• _SET TASK_: Set down each line of the material that follows, exactly, with no pictures.

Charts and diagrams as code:
[Begin]

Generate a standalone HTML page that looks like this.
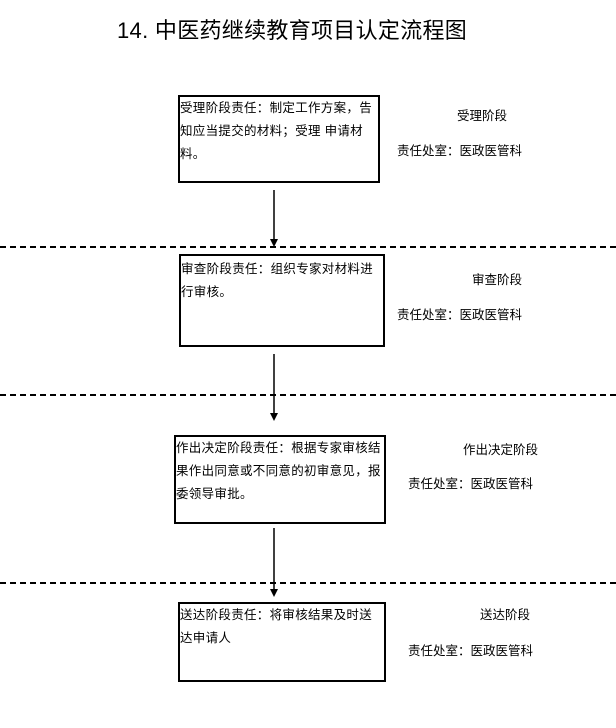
<!DOCTYPE html>
<html><head><meta charset="utf-8"><style>
body{margin:0;width:616px;height:728px;background:#fff;position:relative;overflow:hidden;font-family:"Liberation Sans","Noto Sans CJK SC",sans-serif;color:#000}
.t{position:absolute;white-space:nowrap}
.box{position:absolute;border:2px solid #000;box-sizing:border-box;font-size:12.5px;line-height:23px;padding:0 0 0 0;letter-spacing:0.3px}
.lab{position:absolute;white-space:nowrap;font-size:12.5px}
.dash{position:absolute;left:0;width:616px;height:0;border-top:2px dashed #000}
</style></head><body>
<div class="t" style="left:117px;top:13px;font-size:22px;letter-spacing:0.3px">14. 中医药继续教育项目认定流程图</div>

<div class="box" style="left:178px;top:95px;width:202px;height:88px">受理阶段责任：制定工作方案，告知应当提交的材料；受理 申请材料。</div>
<div class="box" style="left:179px;top:254px;width:206px;height:93px;padding-top:2px">审查阶段责任：组织专家对材料进行审核。</div>
<div class="box" style="left:174px;top:435px;width:212px;height:89px">作出决定阶段责任：根据专家审核结果作出同意或不同意的初审意见，报委领导审批。</div>
<div class="box" style="left:178px;top:602px;width:208px;height:80px">送达阶段责任：将审核结果及时送达申请人</div>

<div class="lab" style="left:457px;top:105px">受理阶段</div>
<div class="lab" style="left:397px;top:140px">责任处室：医政医管科</div>
<div class="lab" style="left:472px;top:269px">审查阶段</div>
<div class="lab" style="left:397px;top:304px">责任处室：医政医管科</div>
<div class="lab" style="left:463px;top:439px">作出决定阶段</div>
<div class="lab" style="left:408px;top:473px">责任处室：医政医管科</div>
<div class="lab" style="left:480px;top:604px">送达阶段</div>
<div class="lab" style="left:408px;top:640px">责任处室：医政医管科</div>

<div class="dash" style="top:246px"></div>
<div class="dash" style="top:394px"></div>
<div class="dash" style="top:582px"></div>

<svg width="616" height="728" style="position:absolute;left:0;top:0">
<g stroke="#000" stroke-width="1.5">
<line x1="274" y1="190" x2="274" y2="240"/>
<line x1="274" y1="354" x2="274" y2="414"/>
<line x1="274" y1="528" x2="274" y2="590"/>
</g>
<g fill="#000">
<polygon points="270,239 278,239 274,247"/>
<polygon points="270,413 278,413 274,421"/>
<polygon points="270,589 278,589 274,597"/>
</g>
</svg>
</body></html>
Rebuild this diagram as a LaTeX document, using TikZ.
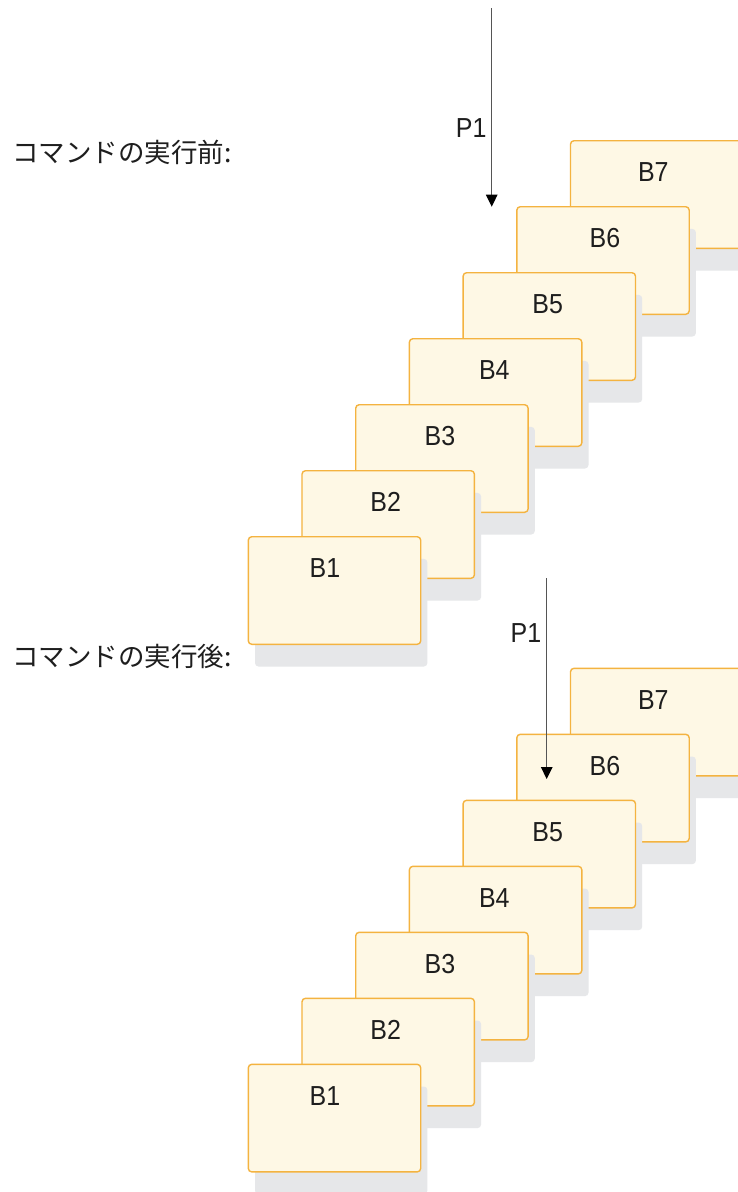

[End]

• _FULL RESPONSE_:
Generate a standalone HTML page that looks like this.
<!DOCTYPE html>
<html><head><meta charset="utf-8"><style>
body{margin:0;width:616px;height:728px;background:#fff;position:relative;overflow:hidden;font-family:"Liberation Sans","Noto Sans CJK SC",sans-serif;color:#000}
.t{position:absolute;white-space:nowrap}
.box{position:absolute;border:2px solid #000;box-sizing:border-box;font-size:12.5px;line-height:23px;padding:0 0 0 0;letter-spacing:0.3px}
.lab{position:absolute;white-space:nowrap;font-size:12.5px}
.dash{position:absolute;left:0;width:616px;height:0;border-top:2px dashed #000}
</style></head><body>
<div class="t" style="left:117px;top:13px;font-size:22px;letter-spacing:0.3px">14. 中医药继续教育项目认定流程图</div>

<div class="box" style="left:178px;top:95px;width:202px;height:88px">受理阶段责任：制定工作方案，告知应当提交的材料；受理 申请材料。</div>
<div class="box" style="left:179px;top:254px;width:206px;height:93px;padding-top:2px">审查阶段责任：组织专家对材料进行审核。</div>
<div class="box" style="left:174px;top:435px;width:212px;height:89px">作出决定阶段责任：根据专家审核结果作出同意或不同意的初审意见，报委领导审批。</div>
<div class="box" style="left:178px;top:602px;width:208px;height:80px">送达阶段责任：将审核结果及时送达申请人</div>

<div class="lab" style="left:457px;top:105px">受理阶段</div>
<div class="lab" style="left:397px;top:140px">责任处室：医政医管科</div>
<div class="lab" style="left:472px;top:269px">审查阶段</div>
<div class="lab" style="left:397px;top:304px">责任处室：医政医管科</div>
<div class="lab" style="left:463px;top:439px">作出决定阶段</div>
<div class="lab" style="left:408px;top:473px">责任处室：医政医管科</div>
<div class="lab" style="left:480px;top:604px">送达阶段</div>
<div class="lab" style="left:408px;top:640px">责任处室：医政医管科</div>

<div class="dash" style="top:246px"></div>
<div class="dash" style="top:394px"></div>
<div class="dash" style="top:582px"></div>

<svg width="616" height="728" style="position:absolute;left:0;top:0">
<g stroke="#000" stroke-width="1.5">
<line x1="274" y1="190" x2="274" y2="240"/>
<line x1="274" y1="354" x2="274" y2="414"/>
<line x1="274" y1="528" x2="274" y2="590"/>
</g>
<g fill="#000">
<polygon points="270,239 278,239 274,247"/>
<polygon points="270,413 278,413 274,421"/>
<polygon points="270,589 278,589 274,597"/>
</g>
</svg>
</body></html>
Rebuild this diagram as a LaTeX document, using TikZ.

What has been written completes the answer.